When a company chooses to incorporate, it must file paperwork with the state in which it operates. Each state has its own laws for incorporating, which gives a business special legal status as a person. This shields owners from liability in the event that someone files a lawsuit against the business. However, it does not necessarily mean that the business will begin offering stock to members of the general public.
The only time you have the ability to buy stock in a company whenever you choose is once it has issued stock that is being publicly traded. This is the case with most stock on major exchanges, which brokers buy and sell for their clients during each trading day. Publicly traded stock has a market price that rises and falls based on the prices buyers and sellers agree to. However, many incorporated companies do not have their stock listed for sale on any exchange.
An IPO, or initial public offering, is the process through which an incorporated company lists its stock for sale on an exchange. The process is costly and time-consuming, involving a thorough financial audit and review from regulatory authorities with the federal government and the exchange where the company plans to list its stock. During an IPO, underwriters first offer stock to high value clients. This means that even when an incorporated company begins trading, you may not be able to buy its shares immediately if demand is high.

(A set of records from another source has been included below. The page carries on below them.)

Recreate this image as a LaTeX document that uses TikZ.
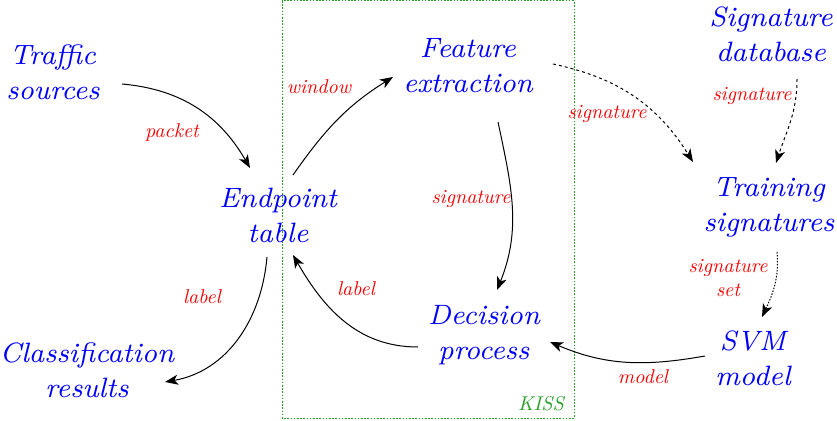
\documentclass[tikz,border=0pt]{standalone}
\usetikzlibrary{arrows.meta}
\definecolor{kissgreen}{RGB}{40,160,40}
\tikzset{
  main/.style={inner sep=0pt, align=center, text=blue, scale=3.5, font=\fontsize{8}{10}\selectfont\itshape},
  lbl/.style={inner sep=0pt, align=center, text=red, scale=2.0, font=\fontsize{10}{12}\selectfont\itshape},
  conn/.style={line width=1pt, -{Stealth[length=13pt,width=10pt,inset=3.5pt]}},
  dash1/.style={dash pattern=on 3pt off 3pt},
  dot1/.style={dash pattern=on 1.5pt off 1.5pt},
}
\begin{document}
\begin{tikzpicture}[x=1pt,y=1pt]
\useasboundingbox (0,0) rectangle (837,-420);
% KISS box
\draw[kissgreen, line width=1pt, dash pattern=on 1.6pt off 1.6pt] (282,-1) rectangle (574,-418);
\node[lbl, anchor=base, text=kissgreen] (kiss) at (541,-410) {KISS};
% nodes
\node[main] (ts) at (53,-72) {Traffic\\sources};
\node[main] (et) at (278,-215) {Endpoint\\table};
\node[main] (fe) at (468,-66) {Feature\\extraction};
\node[main] (sd) at (771,-34) {Signature\\database};
\node[main] (tsig) at (769,-207) {Training\\signatures};
\node[main] (svm) at (753,-358) {SVM\\model};
\node[main] (dp) at (484,-335) {Decision\\process};
\node[main] (cr) at (87,-370) {Classification\\results};
% labels
\node[lbl, anchor=base] (l1) at (172,-137) {packet};
\node[lbl, anchor=base] (l2) at (319,-93) {window};
\node[lbl, anchor=base] (l3) at (607,-118) {signature};
\node[lbl, anchor=base] (l4) at (752,-100) {signature};
\node[lbl, anchor=base] (l5) at (471,-203) {signature};
\node[lbl] (l6) at (728,-278) {signature\\set};
\node[lbl, anchor=base] (l7) at (643,-383) {model};
\node[lbl, anchor=base] (l8) at (356,-295) {label};
\node[lbl, anchor=base] (l9) at (202,-303) {label};
% connectors
\draw[conn] ([shift={(69,-12)}]ts.center) to[out=-5, in=120] ([shift={(-28,47)}]et.center);
\draw[conn] ([shift={(15,40)}]et.center) to[out=55, in=212] ([shift={(-75,-11)}]fe.center);
\draw[conn, dash1] ([shift={(85,2)}]fe.center) to[out=-12, in=122] ([shift={(-76,45)}]tsig.center);
\draw[conn, dash1] ([shift={(26,-45)}]sd.center) to[out=-90, in=72] ([shift={(7,44)}]tsig.center);
\draw[conn] ([shift={(30,-56)}]fe.center) to[out=-78, in=68] ([shift={(13,45)}]dp.center);
\draw[conn] ([shift={(-48,2)}]svm.center) to[out=190, in=-23] ([shift={(66,-7)}]dp.center);
\draw[conn, dot1] ([shift={(8,-45)}]tsig.center) to[out=-85, in=65] ([shift={(9,41)}]svm.center);
\draw[conn] ([shift={(-66,-12)}]dp.center) to[out=180, in=-60] ([shift={(15,-40)}]et.center);
\draw[conn] ([shift={(-11,-42)}]et.center) to[out=-95, in=10] ([shift={(78,-12)}]cr.center);
\end{tikzpicture}
\end{document}
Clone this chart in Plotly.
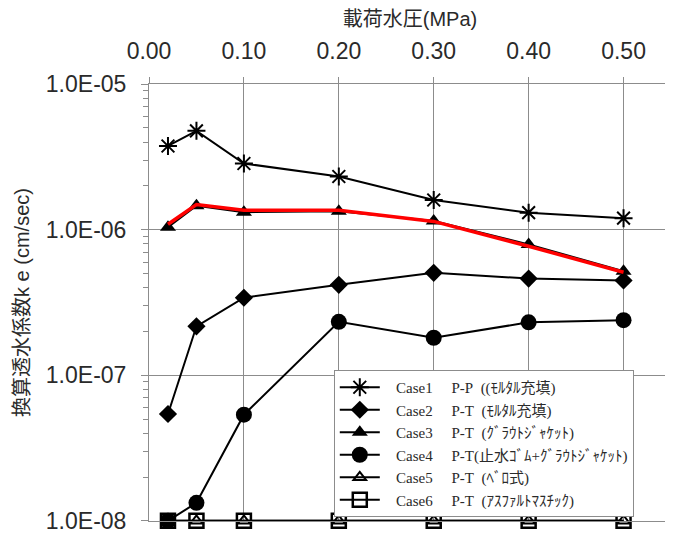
import plotly.graph_objects as go

# Data
pressure = [0.02, 0.05, 0.10, 0.20, 0.30, 0.40, 0.50]
case1 = [3.76e-6, 4.78e-6, 2.85e-6, 2.32e-6, 1.60e-6, 1.31e-6, 1.20e-6]
case2 = [5.42e-8, 2.17e-7, 3.41e-7, 4.18e-7, 5.06e-7, 4.62e-7, 4.48e-7]
case3 = [1.04e-6, 1.46e-6, 1.32e-6, 1.34e-6, 1.15e-6, 7.92e-7, 5.19e-7]
case4 = [1.0e-8, 1.33e-8, 5.36e-8, 2.33e-7, 1.81e-7, 2.31e-7, 2.39e-7]
case5 = [1.0e-8, 1.0e-8, 1.0e-8, 1.0e-8, 1.0e-8, 1.0e-8, 1.0e-8]
case6 = [1.0e-8, 1.0e-8, 1.0e-8, 1.0e-8, 1.0e-8, 1.0e-8, 1.0e-8]
red_line = [1.09e-6, 1.49e-6, 1.36e-6, 1.36e-6, 1.14e-6, 7.7e-7, 5.1e-7]

S = "\u00a0"
case_labels = ["Case1", "Case2", "Case3", "Case4", "Case5", "Case6"]
type_labels = ["P-P" + S * 2 + "((ﾓﾙﾀﾙ充填)",
               "P-T" + S * 2 + "(ﾓﾙﾀﾙ充填)",
               "P-T" + S * 2 + "(ｸﾞﾗｳﾄｼﾞｬｹｯﾄ)",
               "P-T(止水ｺﾞﾑ+ｸﾞﾗｳﾄｼﾞｬｹｯﾄ)",
               "P-T" + S * 2 + "(ﾍﾞﾛ式)",
               "P-T" + S * 2 + "(ｱｽﾌｧﾙﾄﾏｽﾁｯｸ)"]
x_ticks = [0.0, 0.1, 0.2, 0.3, 0.4, 0.5]
x_ticktext = ["0.00", "0.10", "0.20", "0.30", "0.40", "0.50"]
y_ticks = [1e-8, 1e-7, 1e-6, 1e-5]
y_ticktext = ["1.0E-08", "1.0E-07", "1.0E-06", "1.0E-05"]
y_minor = [m * 10.0 ** e for e in (-8, -7, -6) for m in range(2, 10)]

series = [case1, case2, case3, case4, case5, case6]
styles = [
    dict(symbol="asterisk-open", size=15, color="black", line=dict(width=2, color="black")),
    dict(symbol="diamond", size=14, color="black", line=dict(width=0)),
    dict(symbol="triangle-up", size=14, color="black", line=dict(width=0)),
    dict(symbol="circle", size=16, color="black", line=dict(width=0)),
    dict(symbol="triangle-up-open", size=11, color="black", line=dict(width=2, color="black")),
    dict(symbol="square-open", size=14, color="black", line=dict(width=2.5, color="black")),
]

fig = go.Figure()
for i, (vals, cl, tl, st) in enumerate(zip(series, case_labels, type_labels, styles)):
    fig.add_trace(go.Scatter(
        x=pressure, y=vals, name=S * 3 + cl + S * 5 + tl, mode="lines+markers",
        line=dict(color="black", width=2), marker=st,
        legendgroup=f"g{i}", cliponaxis=False,
    ))

fig.add_trace(go.Scatter(
    x=pressure, y=red_line, mode="lines", showlegend=False,
    line=dict(color="#ff0000", width=3.5), cliponaxis=False,
))

grid = "#8c8c8c"
txt = "#2a2a2a"
tickfont = dict(family="Liberation Sans, Arial, Noto Sans CJK JP", size=23, color=txt)
titlefont = dict(family="Liberation Sans, Noto Sans CJK JP", size=20, color=txt)
# page body has an 8px default margin, so the figure is sized to fit the window
fig.update_layout(
    width=665, height=526,
    margin=dict(l=141, r=2, t=76, b=13, autoexpand=False),
    paper_bgcolor="white", plot_bgcolor="white",
    showlegend=True,
    legend=dict(
        x=0.354, y=0.3455, xanchor="left", yanchor="top",
        bgcolor="white", bordercolor=grid, borderwidth=1,
        font=dict(family="Liberation Serif, Noto Sans CJK JP", size=15, color=txt),
        tracegroupgap=0, itemwidth=40,
    ),
    xaxis=dict(
        side="top", range=[0, 0.55], tickvals=x_ticks, ticktext=x_ticktext,
        ticks="outside", ticklen=6, tickcolor=grid, ticklabelstandoff=9,
        showgrid=True, gridcolor=grid, gridwidth=1,
        showline=True, linecolor=grid, linewidth=1, mirror=True,
        zeroline=False, tickfont=tickfont, automargin=False,
        title=dict(text="載荷水圧(MPa)", standoff=10, font=titlefont),
    ),
    yaxis=dict(
        type="log", range=[-8.001, -4.999], tickvals=y_ticks, ticktext=y_ticktext,
        ticks="outside", ticklen=7, tickcolor=grid,
        minor=dict(ticks="outside", ticklen=5, tickcolor=grid, showgrid=False, tickvals=y_minor),
        showgrid=True, gridcolor=grid, gridwidth=1,
        showline=True, linecolor=grid, linewidth=1, mirror=True,
        zeroline=False, tickfont=tickfont, ticklabelstandoff=10, automargin=False,
        title=dict(text="換算透水係数k e (cm/sec)", standoff=10, font=titlefont),
    ),
)

fig.write_html("out.html")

Some incorporated companies offer individuals other ways to invest or buy shares without listing on public exchanges. For example, small businesses may allow investors to buy shares, or take on ownership, through subscription agreements. Subscription agreements allow investors to become partners in the business. They serve as contracts that specify the level of an investor's financial contribution to the company and the company's obligations to the partner. However, a business that offers subscription agreements can choose to accept or deny partner candidates as its leaders choose. This leaves only publicly traded companies open to investment from anyone.